Give only the number of lines below that contain the word "this".

#### STORED RECORDS

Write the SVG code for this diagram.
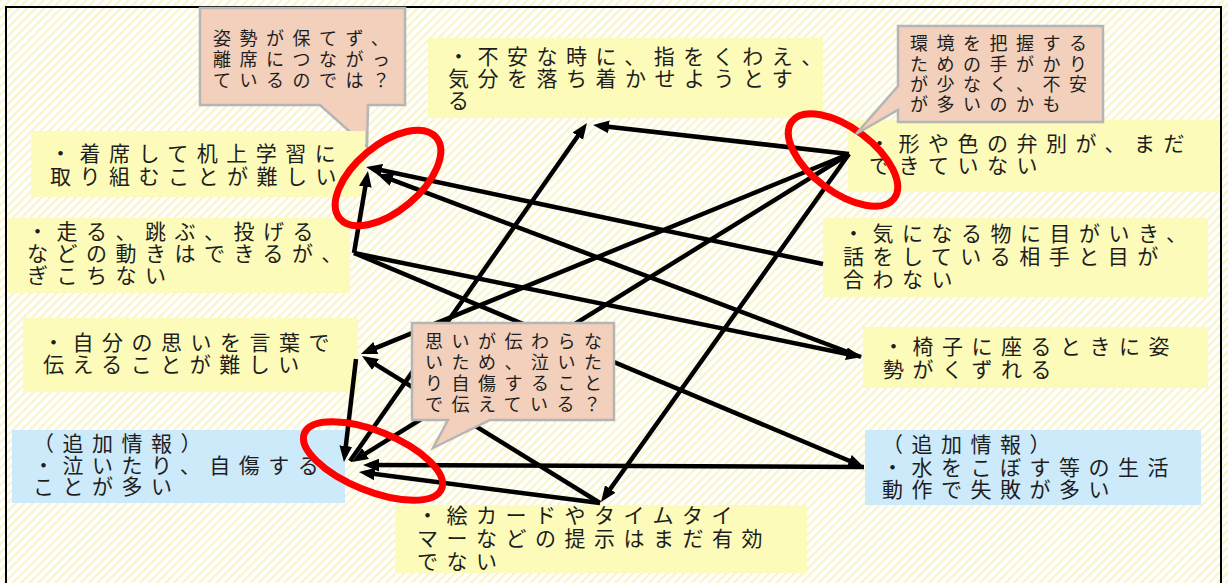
<svg xmlns="http://www.w3.org/2000/svg" width="1228" height="583" viewBox="0 0 1228 583">
<defs>
<pattern id="hatch" width="6" height="6" patternUnits="userSpaceOnUse" patternTransform="rotate(45)">
<rect width="6" height="6" fill="#ffffff"/>
<rect width="2.2" height="6" fill="#f9f4cb"/>
</pattern>
<marker id="ah" markerUnits="userSpaceOnUse" markerWidth="16" markerHeight="16" viewBox="0 0 10 8" refX="6" refY="4" orient="auto">
<path d="M0,0 L10,4 L0,8 Z" fill="#000"/>
</marker>
<style>
.y{fill:#fdfbb9;}
.b{fill:#cdeafb;}
.co{fill:#f2d0bb;stroke:#b5b5b5;stroke-width:2.5;stroke-linejoin:miter;}
.t{font-family:'Noto Sans CJK JP','Noto Sans CJK SC',sans-serif;font-size:21px;letter-spacing:8.5px;fill:#1e1e1e;}
.ct{font-family:'Noto Sans CJK JP','Noto Sans CJK SC',sans-serif;font-size:18px;letter-spacing:8.5px;fill:#1e1e1e;}
.ln{stroke:#000;stroke-width:4.5;fill:none;marker-end:url(#ah);}
.ring{fill:none;stroke:#ff0000;stroke-width:7;}
</style>
</defs>
<rect x="0" y="0" width="1228" height="583" fill="url(#hatch)"/>
<rect x="6" y="7" width="1215" height="600" fill="none" stroke="#000" stroke-width="2"/>

<g id="callout-posture">
<path class="co" d="M200,8 H405 V105 H368 L367,147 L320,105 H200 Z"/>
<text class="ct" x="213"><tspan x="213" y="45">姿勢が保てず、</tspan><tspan x="213" y="66">離席につながっ</tspan><tspan x="213" y="87">ているのでは？</tspan></text>
</g>

<g id="node-seat">
<rect class="y" x="31" y="131" width="334" height="66"/>
<text class="t"><tspan x="50" y="161">・着席して机上学習に</tspan><tspan x="50" y="184">取り組むことが難しい</tspan></text>
</g>
<g id="node-motion">
<rect class="y" x="8" y="218" width="342" height="75"/>
<text class="t"><tspan x="27" y="239">・走る、跳ぶ、投げる</tspan><tspan x="27" y="261">などの動きはできるが、</tspan><tspan x="27" y="283">ぎこちない</tspan></text>
</g>
<g id="node-anxiety">
<rect class="y" x="428" y="38" width="395" height="80"/>
<text class="t"><tspan x="448" y="64">・不安な時に、指をくわえ、</tspan><tspan x="448" y="86">気分を落ち着かせようとす</tspan><tspan x="448" y="108">る</tspan></text>
</g>
<g id="node-shape">
<rect class="y" x="848" y="120" width="372" height="72"/>
<text class="t"><tspan x="869" y="151">・形や色の弁別が、まだ</tspan><tspan x="869" y="173">できていない</tspan></text>
</g>
<g id="node-attention">
<rect class="y" x="823" y="218" width="385" height="79"/>
<text class="t"><tspan x="843" y="241">・気になる物に目がいき、</tspan><tspan x="843" y="264">話をしている相手と目が</tspan><tspan x="843" y="287">合わない</tspan></text>
</g>
<g id="node-words">
<rect class="y" x="23" y="318" width="335" height="74"/>
<text class="t"><tspan x="43" y="350">・自分の思いを言葉で</tspan><tspan x="43" y="372">伝えることが難しい</tspan></text>
</g>
<g id="node-crying">
<rect class="b" x="12" y="430" width="333" height="73"/>
<text class="t"><tspan x="33" y="451">（追加情報）</tspan><tspan x="33" y="473">・泣いたり、自傷する</tspan><tspan x="33" y="494">ことが多い</tspan></text>
</g>
<g id="node-chair">
<rect class="y" x="863" y="327" width="345" height="61"/>
<text class="t"><tspan x="883" y="354">・椅子に座るときに姿</tspan><tspan x="883" y="377">勢がくずれる</tspan></text>
</g>
<g id="node-water">
<rect class="b" x="865" y="430" width="336" height="75"/>
<text class="t"><tspan x="882" y="452">（追加情報）</tspan><tspan x="882" y="475">・水をこぼす等の生活</tspan><tspan x="882" y="497">動作で失敗が多い</tspan></text>
</g>
<g id="node-cards">
<rect class="y" x="395" y="505" width="412" height="68"/>
<text class="t"><tspan x="417" y="523">・絵カードやタイムタイ</tspan><tspan x="417" y="546">マーなどの提示はまだ有効</tspan><tspan x="417" y="569">でない</tspan></text>
</g>

<g id="connectors">
<line class="ln" x1="823" y1="264" x2="372.3" y2="168.3"/>
<line class="ln" x1="861" y1="357" x2="383" y2="176.3"/>
<line class="ln" x1="354" y1="253" x2="366.9" y2="177.3"/>
<line class="ln" x1="354" y1="253" x2="855.7" y2="355.7"/>
<line class="ln" x1="354" y1="253" x2="858.1" y2="464.5"/>
<line class="ln" x1="849" y1="154" x2="599.4" y2="125.7"/>
<line class="ln" x1="350" y1="461" x2="583.3" y2="128.2"/>
<line class="ln" x1="849" y1="154" x2="366.9" y2="351.6"/>
<line class="ln" x1="849" y1="154" x2="357.4" y2="458.6"/>
<line class="ln" x1="849" y1="154" x2="604.7" y2="496.8"/>
<line class="ln" x1="600" y1="503" x2="367.4" y2="359.4"/>
<line class="ln" x1="600" y1="503" x2="365.3" y2="472.8"/>
<line class="ln" x1="356" y1="359" x2="344.7" y2="455.6"/>
<line class="ln" x1="864" y1="467" x2="369.4" y2="465"/>
</g>

<g id="callout-communication">
<path class="co" d="M412,323 H614 V420 H490 L433,448 L448,420 H412 Z"/>
<text class="ct"><tspan x="425" y="348">思いが伝わらな</tspan><tspan x="425" y="369">いため、泣いた</tspan><tspan x="425" y="390">り自傷すること</tspan><tspan x="425" y="411">で伝えている？</tspan></text>
</g>

<g id="highlights">
<ellipse class="ring" cx="388" cy="178" rx="63" ry="33" transform="rotate(-40 388 178)"/>
<ellipse class="ring" cx="843" cy="160" rx="64" ry="32" transform="rotate(37 843 160)"/>
<ellipse class="ring" cx="373" cy="461" rx="74" ry="30" transform="rotate(22 373 461)"/>
</g>

<g id="callout-environment">
<path class="co" d="M898,26 H1103 V122 H898 V110 L856,134 L898,86 Z"/>
<text class="ct"><tspan x="910" y="50">環境を把握する</tspan><tspan x="910" y="71">ための手がかり</tspan><tspan x="910" y="91">が少なく、不安</tspan><tspan x="910" y="111">が多いのかも</tspan></text>
</g>
</svg>
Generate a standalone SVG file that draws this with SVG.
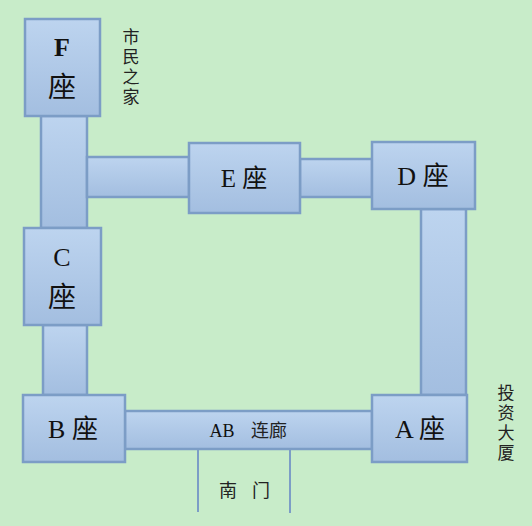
<svg xmlns="http://www.w3.org/2000/svg" width="532" height="526" viewBox="0 0 532 526">
<defs>
<linearGradient id="g" x1="0" y1="0" x2="0" y2="1">
<stop offset="0" stop-color="#bdd4ef"/>
<stop offset="1" stop-color="#a3bee0"/>
</linearGradient>
<style>
.b{fill:url(#g);stroke:#7c9dc6;stroke-width:2.5}
.t{font-family:"Liberation Serif","Noto Sans CJK SC",serif;fill:#111;text-anchor:middle}
.cn{font-family:"Noto Sans CJK SC","Liberation Sans",sans-serif;fill:#222;text-anchor:middle;font-size:18px}
.v{font-family:"Noto Sans CJK SC","Liberation Sans",sans-serif;fill:#222;font-size:17px;writing-mode:vertical-rl;letter-spacing:3px}
.l{stroke:#7c9dc6;stroke-width:2;fill:none}
</style>
</defs>
<rect width="532" height="526" fill="#c8ecc9"/>
<g id="connectors">
<rect class="b" x="41" y="116" width="46" height="112"/>
<rect class="b" x="87" y="157" width="102" height="40"/>
<rect class="b" x="300" y="159" width="72" height="38"/>
<rect class="b" x="421" y="209" width="45" height="186"/>
<rect class="b" x="43" y="325" width="44" height="70"/>
<g id="AB">
<rect class="b" x="125" y="411" width="247" height="38"/>
<text class="t" x="222" y="437" font-size="18">AB</text>
<text class="cn" x="269" y="437" font-size="20">连廊</text>
</g>
<line class="l" x1="198" y1="449" x2="198" y2="512"/>
<line class="l" x1="290" y1="449" x2="290" y2="513"/>
</g>
<g id="F">
<rect class="b" x="25" y="19" width="75" height="97"/>
<text class="t" x="62" y="56" font-size="26" font-weight="bold">F</text>
<text class="t" x="62" y="97" font-size="28">座</text>
</g>
<g id="C">
<rect class="b" x="24" y="228" width="77" height="97"/>
<text class="t" x="62" y="266" font-size="26">C</text>
<text class="t" x="62" y="307" font-size="28">座</text>
</g>
<g id="E">
<rect class="b" x="189" y="143" width="111" height="70"/>
<text class="t" x="244" y="187" font-size="25">E 座</text>
</g>
<g id="D">
<rect class="b" x="372" y="142" width="103" height="67"/>
<text class="t" x="423" y="185" font-size="26">D 座</text>
</g>
<g id="B">
<rect class="b" x="23" y="395" width="102" height="67"/>
<text class="t" x="73" y="438" font-size="26">B 座</text>
</g>
<g id="A">
<rect class="b" x="372" y="395" width="95" height="67"/>
<text class="t" x="420" y="438" font-size="26">A 座</text>
</g>
<g id="labels">
<text class="cn" x="228" y="497">南</text>
<text class="cn" x="261" y="497">门</text>
<text class="v" x="131" y="28">市民之家</text>
<text class="v" x="506" y="384">投资大厦</text>
</g>
</svg>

########

* [COMPLETE OUTPUT]: 2